U.K. service sector recovery continued to loss momentum with growth flagging to a sixteen-month low in August as employers shed more jobs owing to uncertain economic outlook amid tough austerity measures and the value added tax hike.
The headline seasonally adjusted Markit/Chartered Institute of Purchasing and Supply purchasing managers' index or PMI for the services sector slipped to 51.3 in August, the lowest in 16 months, from 53.1 in July. The score was also below the economists' forecast of 52.9.
A PMI reading above 50 suggests expansion in the sector and a reading below 50 indicates contraction. The index remained above the no-change mark of 50 for the sixteenth consecutive month.
"Stuttering growth is causing considerable disquiet in the services sector and doesn't bode well for employment levels," David Noble, chief executive officer at the CIPS said. "Though it's tempting to talk about a double-dip, it's too soon to predict a return to recession."
The rate of job shedding in private sector service companies picked up to the highest since last October with companies indicating a mixture of redundancies and the non-replacement of leavers.
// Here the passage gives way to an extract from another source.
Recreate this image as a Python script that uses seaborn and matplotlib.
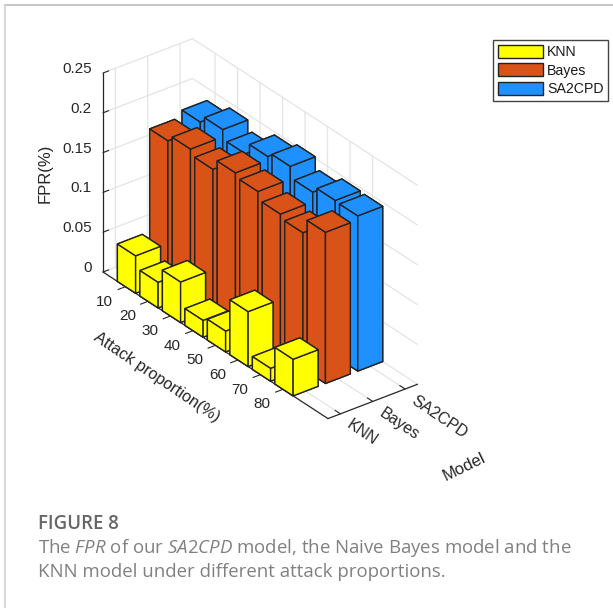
import matplotlib
matplotlib.use("Agg")
import matplotlib.pyplot as plt
import seaborn as sns
from matplotlib.patches import Patch
from matplotlib.lines import Line2D
from mpl_toolkits.mplot3d import proj3d

attack = [10, 20, 30, 40, 50, 60, 70, 80]
models = ["KNN", "Bayes", "SA2CPD"]
knn = [0.047, 0.032, 0.051, 0.021, 0.026, 0.069, 0.016, 0.046]
bayes = [0.176, 0.184, 0.177, 0.191, 0.186, 0.176, 0.171, 0.190]
sa2cpd = [0.184, 0.193, 0.181, 0.196, 0.202, 0.188, 0.196, 0.195]
z_ticks = [0, 0.05, 0.1, 0.15, 0.2, 0.25]
z_labels = ["0", "0.05", "0.1", "0.15", "0.2", "0.25"]

sns.set_theme(style="white", font="Liberation Sans")
palette = sns.color_palette(["#FFFF00", "#D95319", "#1E90FF"])
W, H = 613, 608
fig = plt.figure(figsize=(W / 100, H / 100), dpi=100, facecolor="white")
ax = fig.add_axes([0, 0, 1, 1], projection="3d", proj_type="ortho", facecolor="none")
ax.computed_zorder = False
ax.view_init(elev=30, azim=-37.5)
XL, YL, ZL = (0, 10), (0.615, 3.385), (0, 0.25)
ax.set_xlim(*XL); ax.set_ylim(*YL); ax.set_zlim(*ZL)
aspect = (370, 113, 230)
zoom = 1.0
ax.set_box_aspect(aspect, zoom=zoom)

order = 0
for k in (2, 1, 0):
    vals = [knn, bayes, sa2cpd][k]
    for i, v in enumerate(vals):
        order += 1
        ax.bar3d(i + 0.64, k + 0.615, 0, 0.81, 0.77, v, color=palette[k], shade=False,
                 edgecolor="#222222", linewidth=1.0, zorder=order + 10)

TICK_FS = 11
ax.set_xticks(range(1, 9))
ax.set_yticks([1, 2, 3])
ax.xaxis.set_major_formatter(matplotlib.ticker.NullFormatter())
ax.yaxis.set_major_formatter(matplotlib.ticker.NullFormatter())
ax.set_zticks(z_ticks); ax.set_zticklabels(z_labels)
ax.zaxis.set_ticks_position("lower")
ax.zaxis.set_label_position("lower")
ax.tick_params(axis="both", labelsize=TICK_FS, labelcolor="#262626")
ax.tick_params(axis="z", pad=0)
for lab in ax.get_zticklabels():
    lab.set(ha="right", va="center")
factors = {ax.xaxis: -1.05, ax.yaxis: 0.3, ax.zaxis: 0.8}
for axis in (ax.xaxis, ax.yaxis, ax.zaxis):
    axis.set_pane_color((1, 1, 1, 0))
    axis.pane.set_edgecolor("none")
    axis.line.set_color("#262626")
    axis.line.set_linewidth(0.9)
    axis._axinfo["grid"].update(color="#e4e4e4", linewidth=0.9)
    axis._axinfo["tick"].update(inward_factor=0.0, outward_factor=factors[axis], color="#262626",
                                linewidth={True: 0.8, False: 0.5})
ax.grid(True)

# place the 3D box so that two axis corners land where the reference has them
TARGET_O, TARGET_F = (103, 272), (328, 417)
def corners():
    fig.canvas.draw()
    M = ax.get_proj()
    out = []
    for x, y, z in ((XL[0], YL[0], 0), (XL[1], YL[0], 0)):
        a, b, _ = proj3d.proj_transform(x, y, z, M)
        out.append(ax.transData.transform((a, b)))
    return out
o, f = corners()
zoom *= (TARGET_F[0] - TARGET_O[0]) / (f[0] - o[0])
ax.set_box_aspect(aspect, zoom=zoom)
o, f = corners()
ax.set_position([(TARGET_O[0] - o[0]) / W, ((H - TARGET_O[1]) - o[1]) / H, 1, 1])

# tick labels anchored at projected data positions, so they can be rotated
M = ax.get_proj()
def text_at(x, y, z, s, **kw):
    a, b, _ = proj3d.proj_transform(x, y, z, M)
    ax.text2D(a, b, s, transform=ax.transData, color="#262626", zorder=100, clip_on=False, **kw)
for i, a in enumerate(attack):
    text_at(i + 1, YL[0] - 0.64, -0.009, str(a), ha="center", va="center", fontsize=TICK_FS)
for k, m in enumerate(models):
    text_at(XL[1] + 0.35, k + 1, -0.006, m, ha="left", va="center", rotation=-34,
            rotation_mode="anchor", fontsize=11.5)

LAB = dict(color="#262626", ha="center", va="center", rotation_mode="anchor")
fig.text(157 / W, 1 - 377 / H, "Attack proportion(%)", rotation=-34, fontsize=11.7, **LAB)
fig.text(464 / W, 1 - 467 / H, "Model", rotation=26, fontsize=12, **LAB)
fig.text(45 / W, 1 - 173 / H, "FPR(%)", rotation=90, fontsize=12, **LAB)

handles = [Patch(facecolor=c, edgecolor="#222222", linewidth=1.0) for c in palette]
leg = fig.legend(handles, models, loc="upper left", bbox_to_anchor=(493 / W, 1 - 40 / H),
                 bbox_transform=fig.transFigure, fontsize=10.2, frameon=True, fancybox=False,
                 edgecolor="#444444", framealpha=1, handlelength=3.2, handleheight=1.0,
                 handletextpad=0.25, labelspacing=0.3, borderpad=0.35, borderaxespad=0,
                 labelcolor="#1a1a1a")
leg.get_frame().set_linewidth(1.0)

fig.add_artist(Line2D([5 / W, 1], [1 - 5 / H, 1 - 5 / H], color="#bdbdbd", linewidth=1.2))
fig.add_artist(Line2D([5 / W, 5 / W], [0, 1 - 5 / H], color="#cfcfcf", linewidth=1.2))
plt.rcParams["mathtext.fontset"] = "custom"
plt.rcParams["mathtext.it"] = "Open Sans:italic"
plt.rcParams["mathtext.rm"] = "Open Sans"
fig.text(38 / W, 1 - 524 / H, "FIGURE 8", family="Open Sans", fontsize=13.4, weight="semibold",
         color="#666666", va="center")
fig.text(38 / W, 1 - 548 / H, r"The $\mathit{FPR}$ of our $\mathit{SA2CPD}$ model, the Naive Bayes model and the",
         family="Open Sans", fontsize=13.4, color="#808080", va="center")
fig.text(38 / W, 1 - 572 / H, "KNN model under different attack proportions.",
         family="Open Sans", fontsize=13.4, color="#808080", va="center")
fig.savefig("out.png", dpi=100, facecolor="white")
The rise in job losses results from firms' concerns over the outlook, Chris Williamson, chief economist at Markit said.
"The service sector is struggling to sustain momentum after a buoyant second quarter," the economist noted.
Uncertain economic climate has reduced the volume of new work received by British service providers in August, while the weakening in activity was seen as a general trend following a record growth in February. Latest data also showed that sales increased at the slowest pace in fourteenth month.
Meanwhile, amid economic uncertainties and public spending cuts, confidence among businesses remained historically low, despite a slight improvement in August. "Confidence about the year ahead has failed to recover from June's record drop, with public sector spending cuts and the looming VAT hike in January creating uncertainty over the future direction of the economy," according to Markit economist Williamson.
At the same time, input costs continued to rise in August and the rate of inflation accelerated to a three-month high during the month. However, the latest increase in costs remained lower than April's peak and below the series average. Respondents pointed to higher salaries and increased utility bills as the main sources of inflation. Competition and, very rarely, the need to offer discounts to stimulate sales growth prevented firms from passing on the higher costs to clients.
"This is a worrying report," Howard Archer, chief economist at IHS Global Insight, said. "Most of the more forward-looking parts of the survey were soft which does not bode well for activity in the coming months."
Though in the second quarter, the U.K economy grew at the fastest rate since the first quarter of 2001, the latest PMI data signal a possible easing in the growth rate. "As such, the survey is now pointing to little or no growth in the biggest sector of the economy," Jonathan Loynes, an economist at Capital Economics said.
"Should the surveys continue to soften over the next few months, the threat of a renewed contraction in the economy in Q4 and beyond will become very real indeed," Loynes noted.
Weaker services data followed similar readings from manufacturing and construction PMI surveys. Growth in the manufacturing sector slowed to a nine-month low in August with the manufacturing PMI dropping to 54.3 from 56.9 in July. Construction activity continued weaken for the third month and the PMI reading was 52.1, down from 54.1 in the previous month.